In Pennsylvania last month, an employee filed a lawsuit against Home Depot and her supervisors alleging the defendants failed to maintain a safe work environment after she was bit by a dog brought in by a customer.
Earlier this month, a toddler in North Carolina was hospitalized after he was bit by a dog. Another recent attack by a dog in Canada resulted in the tragic death of a 50-year-old woman and hospitalized a toddler.
These incidents are among the latest examples that show how frequently dog attacks occur. Many of these cases are handled through the court system, leaving liable parties subject to thousands in fees and damages.
With 4.7 million dog bites annually in the United States and 800,000 resulting in medical care, homeowners who own dogs should be aware of potential lawsuits if their dog injures someone. Dog bites and related injuries account for approximately one-third of all Homeowners Insurance Liability claims and totaled nearly $700 million in 2017. The average award for a personal injury lawsuit is $789,784.
Dog bites and the associated costs, such as physical damages and liabilities, are covered by a Personal Liability policy, which comes along with Homeowners or Renters Insurance programs.
Policyholders would be wise to make sure their Homeowners policy is not restricted to just their own property (premises only coverage). Ensuring Personal Liability coverage is worldwide will mean they are covered if they take their dog somewhere else, such as a dog park, and a bite occurs, said Mary Mullen, Personal Underwriting Manager, Burns & Wilcox, Chicago, Illinois.

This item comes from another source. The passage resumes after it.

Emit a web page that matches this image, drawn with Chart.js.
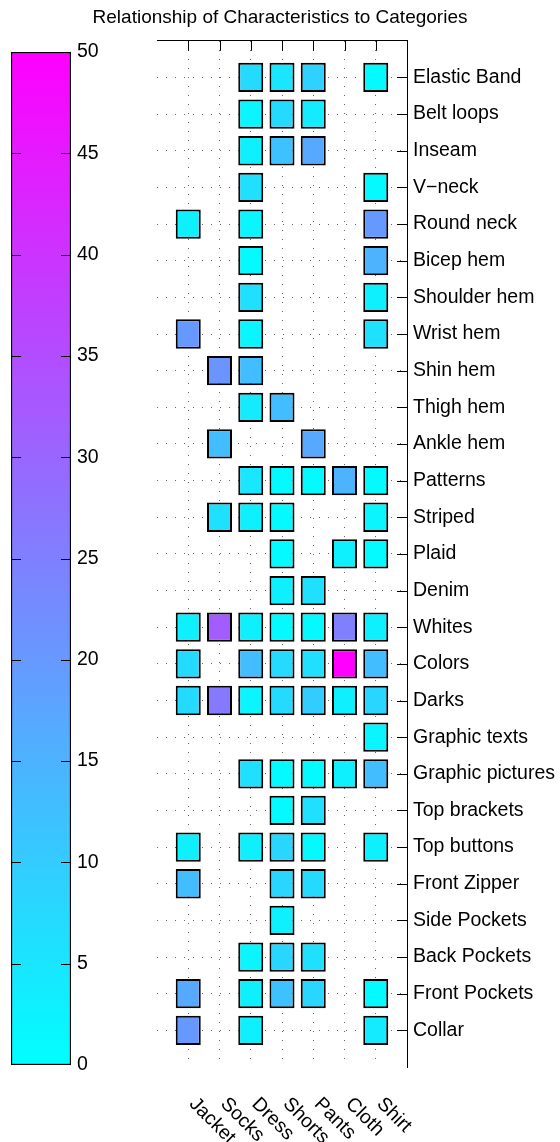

In addition, many Homeowners policies have a limited appetite, which excludes certain breeds Mullen said. The list of breed restrictions will vary from one carrier to another therefore owners should speak with their insurance brokers or agents to ensure they have the proper coverage. Typically a restriction will not provide coverage for any “bodily injury” or “property damage” caused by attack dogs, non-domesticated dogs or guard dogs. Breeds such as Rottweilers, Doberman Pinschers, Akitas, Bullmastiffs, Wolf Hybrids, Chow Chows and Pit Bulls and any animal with a biting history could fall outside of a carrier’s appetite, Mullen said. There are other exotic animals that may make obtaining standard coverage difficult as well.
A Commercial General Liability (CGL) policy will cover the associated costs with dog bites for business owners, such as when a dog bite occurs on their property. Like a Homeowners and Renters policy, the CGL will usually cover the cost of medical bills to the injured party, legal and court fees related to the incident, said Chandra Kwaske, Commercial Underwriting Director, Burns & Wilcox, Detroit/Farmington Hills, Michigan. The CGL generally will not cover the costs associated with reputational damages, such as crisis communication efforts to combat negative media attention.
Business owners are usually going to be considered liable if a dog bite happens on their property – even if the dog is owned by an employee, a customer or anyone visiting the place of business, Kwaske said.